Logs are not searchable in web app

Incident Report for Mezmo Status Page

Postmortem

Dates:
Start Time: Thursday, March 4, 2021, at ~03:45 UTC
End Time: Thursday, March 4, 2021, at ~08:20 UTC
Duration: ~4:36:00

‌

What happened:

Our Web UI returned an error message "Request returned an error. Try again?" when users tried to perform a search query or use Live Tail in the Web UI.

‌

Why it happened:

The pods that run our searching and Live Tail services were automatically terminated by our Kubernetes orchestration system. Upon investigation, we discovered we had inadvertently classed these services as low priority. The incident occurred when a large number of other services that were classed as higher priority needed to run to meet usage demands. The orchestration system automatically terminated the lower priority services to make resources available for the higher priority services.
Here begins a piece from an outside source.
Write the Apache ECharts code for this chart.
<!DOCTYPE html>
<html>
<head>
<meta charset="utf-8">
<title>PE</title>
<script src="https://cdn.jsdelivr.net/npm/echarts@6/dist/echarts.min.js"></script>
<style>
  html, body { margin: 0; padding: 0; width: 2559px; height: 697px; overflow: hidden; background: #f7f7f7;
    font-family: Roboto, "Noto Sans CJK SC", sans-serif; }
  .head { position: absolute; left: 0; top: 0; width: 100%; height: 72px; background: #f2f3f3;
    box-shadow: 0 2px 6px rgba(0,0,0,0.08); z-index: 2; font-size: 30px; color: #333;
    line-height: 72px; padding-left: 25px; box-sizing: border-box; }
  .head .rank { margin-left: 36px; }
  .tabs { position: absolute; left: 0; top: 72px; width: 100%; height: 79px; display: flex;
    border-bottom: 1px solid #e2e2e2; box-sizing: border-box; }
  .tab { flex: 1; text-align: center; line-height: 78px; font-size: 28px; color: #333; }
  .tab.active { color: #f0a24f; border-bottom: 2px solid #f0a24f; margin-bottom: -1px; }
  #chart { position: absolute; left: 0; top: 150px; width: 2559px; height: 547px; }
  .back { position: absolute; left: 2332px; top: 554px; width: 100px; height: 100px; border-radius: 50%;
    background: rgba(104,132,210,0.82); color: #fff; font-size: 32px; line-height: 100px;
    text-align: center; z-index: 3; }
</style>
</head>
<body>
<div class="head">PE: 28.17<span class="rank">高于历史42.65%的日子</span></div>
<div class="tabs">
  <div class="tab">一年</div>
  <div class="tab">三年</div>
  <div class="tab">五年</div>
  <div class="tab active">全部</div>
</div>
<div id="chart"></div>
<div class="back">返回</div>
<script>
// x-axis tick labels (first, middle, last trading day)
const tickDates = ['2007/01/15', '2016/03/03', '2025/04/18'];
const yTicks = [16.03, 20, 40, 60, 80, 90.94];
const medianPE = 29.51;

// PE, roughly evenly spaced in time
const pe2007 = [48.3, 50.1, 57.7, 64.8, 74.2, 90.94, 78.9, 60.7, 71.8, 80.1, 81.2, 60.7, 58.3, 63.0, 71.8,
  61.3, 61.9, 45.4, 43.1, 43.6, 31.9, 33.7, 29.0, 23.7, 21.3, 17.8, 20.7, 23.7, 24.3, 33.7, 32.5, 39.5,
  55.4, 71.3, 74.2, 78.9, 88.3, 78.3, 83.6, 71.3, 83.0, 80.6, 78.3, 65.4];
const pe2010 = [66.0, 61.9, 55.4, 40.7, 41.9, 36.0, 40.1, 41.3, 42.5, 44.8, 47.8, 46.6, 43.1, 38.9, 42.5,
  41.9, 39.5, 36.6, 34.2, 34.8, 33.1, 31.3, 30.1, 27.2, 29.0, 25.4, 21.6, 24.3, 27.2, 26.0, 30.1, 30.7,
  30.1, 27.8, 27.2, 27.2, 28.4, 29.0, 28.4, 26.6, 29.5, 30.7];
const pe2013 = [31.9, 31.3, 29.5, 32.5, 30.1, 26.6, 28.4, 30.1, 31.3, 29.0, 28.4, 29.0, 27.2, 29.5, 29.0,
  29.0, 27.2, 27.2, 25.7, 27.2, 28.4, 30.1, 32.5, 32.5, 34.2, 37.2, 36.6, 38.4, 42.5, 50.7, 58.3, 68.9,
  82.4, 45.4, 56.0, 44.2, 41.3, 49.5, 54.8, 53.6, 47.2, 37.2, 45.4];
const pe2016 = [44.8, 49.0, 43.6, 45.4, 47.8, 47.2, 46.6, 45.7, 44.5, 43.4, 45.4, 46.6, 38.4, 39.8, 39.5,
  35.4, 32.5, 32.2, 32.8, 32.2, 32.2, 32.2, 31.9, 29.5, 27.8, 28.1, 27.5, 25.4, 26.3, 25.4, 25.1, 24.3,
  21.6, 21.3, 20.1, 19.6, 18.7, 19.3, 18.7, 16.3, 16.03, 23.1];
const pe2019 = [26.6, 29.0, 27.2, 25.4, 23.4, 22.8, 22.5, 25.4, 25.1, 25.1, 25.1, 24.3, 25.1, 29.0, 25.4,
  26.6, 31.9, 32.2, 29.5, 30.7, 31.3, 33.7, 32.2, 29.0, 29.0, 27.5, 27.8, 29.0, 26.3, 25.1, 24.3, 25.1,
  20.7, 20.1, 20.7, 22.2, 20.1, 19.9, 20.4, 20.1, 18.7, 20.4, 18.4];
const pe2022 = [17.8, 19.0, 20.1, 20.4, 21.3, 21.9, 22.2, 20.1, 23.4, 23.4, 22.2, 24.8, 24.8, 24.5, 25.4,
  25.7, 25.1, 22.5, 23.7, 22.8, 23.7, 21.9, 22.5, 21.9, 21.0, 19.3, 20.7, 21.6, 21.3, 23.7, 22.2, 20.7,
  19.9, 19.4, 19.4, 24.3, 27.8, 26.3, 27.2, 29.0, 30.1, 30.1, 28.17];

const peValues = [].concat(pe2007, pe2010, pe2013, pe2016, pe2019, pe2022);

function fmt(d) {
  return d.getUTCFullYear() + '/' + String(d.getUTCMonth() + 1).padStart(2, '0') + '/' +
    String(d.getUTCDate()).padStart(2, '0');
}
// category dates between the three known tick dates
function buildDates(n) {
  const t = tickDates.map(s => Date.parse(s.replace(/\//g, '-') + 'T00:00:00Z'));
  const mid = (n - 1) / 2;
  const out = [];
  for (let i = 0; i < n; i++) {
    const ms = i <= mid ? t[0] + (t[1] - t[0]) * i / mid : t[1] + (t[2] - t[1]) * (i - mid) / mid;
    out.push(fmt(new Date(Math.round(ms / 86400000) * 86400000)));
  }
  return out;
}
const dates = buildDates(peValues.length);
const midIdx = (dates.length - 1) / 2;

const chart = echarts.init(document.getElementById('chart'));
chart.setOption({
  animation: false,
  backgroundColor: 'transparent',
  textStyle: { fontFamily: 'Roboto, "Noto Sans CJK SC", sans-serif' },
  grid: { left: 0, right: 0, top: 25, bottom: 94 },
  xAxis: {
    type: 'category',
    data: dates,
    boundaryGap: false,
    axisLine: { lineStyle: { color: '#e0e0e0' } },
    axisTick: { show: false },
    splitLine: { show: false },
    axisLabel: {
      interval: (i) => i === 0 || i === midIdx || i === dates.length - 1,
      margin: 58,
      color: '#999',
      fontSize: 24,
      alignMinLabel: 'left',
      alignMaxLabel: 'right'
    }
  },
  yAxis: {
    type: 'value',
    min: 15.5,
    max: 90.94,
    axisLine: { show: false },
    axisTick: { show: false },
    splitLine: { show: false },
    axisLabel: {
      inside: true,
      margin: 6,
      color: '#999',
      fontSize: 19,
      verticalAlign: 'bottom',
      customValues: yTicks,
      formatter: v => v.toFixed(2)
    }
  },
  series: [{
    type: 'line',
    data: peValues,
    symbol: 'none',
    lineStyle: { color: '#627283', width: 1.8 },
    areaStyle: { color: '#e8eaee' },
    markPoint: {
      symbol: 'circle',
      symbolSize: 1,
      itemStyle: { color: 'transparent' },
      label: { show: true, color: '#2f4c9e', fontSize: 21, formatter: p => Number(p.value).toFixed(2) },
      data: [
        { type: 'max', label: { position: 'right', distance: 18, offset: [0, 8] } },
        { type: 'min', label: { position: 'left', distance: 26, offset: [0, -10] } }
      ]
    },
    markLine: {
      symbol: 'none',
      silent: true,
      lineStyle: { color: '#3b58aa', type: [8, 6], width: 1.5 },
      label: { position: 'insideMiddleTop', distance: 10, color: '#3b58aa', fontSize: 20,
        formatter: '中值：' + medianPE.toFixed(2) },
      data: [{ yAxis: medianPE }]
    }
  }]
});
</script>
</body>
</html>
More specifically, these pods were put into a “terminating” state. Normally this state is temporary -- a transition between “running” and “terminated”. During this incident, the pods remained in the “terminating” state permanently. Our monitoring detects services that have been “terminated”, but not ones that are in the temporary “terminating” state. Consequently, our infrastructure team was not notified.

‌

How we fixed it:

We increased the priority of the pods that run our searching and Live Tail services to match the priority of other services. We updated the configuration of our orchestration system to make the change permanent.

‌

What we are doing to prevent it from happening again:

We’ve already updated the configuration of our orchestration system to give services the correct priority. These changes are permanent and should prevent similar problems in the future.

Posted Mar 25, 2021 - 17:32 UTC

Resolved

This incident has been resolved and logs are searchable in the web app. We'll continue to monitor all services.

Posted Mar 04, 2021 - 08:21 UTC

Monitoring

A fix has been implemented and we are monitoring the results.

Posted Mar 04, 2021 - 08:12 UTC

Investigating

We are currently investigating an issue that is rendering our log viewer unavailable at this time.

Posted Mar 04, 2021 - 08:00 UTC

This incident affected: Log Analysis (Web App, Search, Livetail).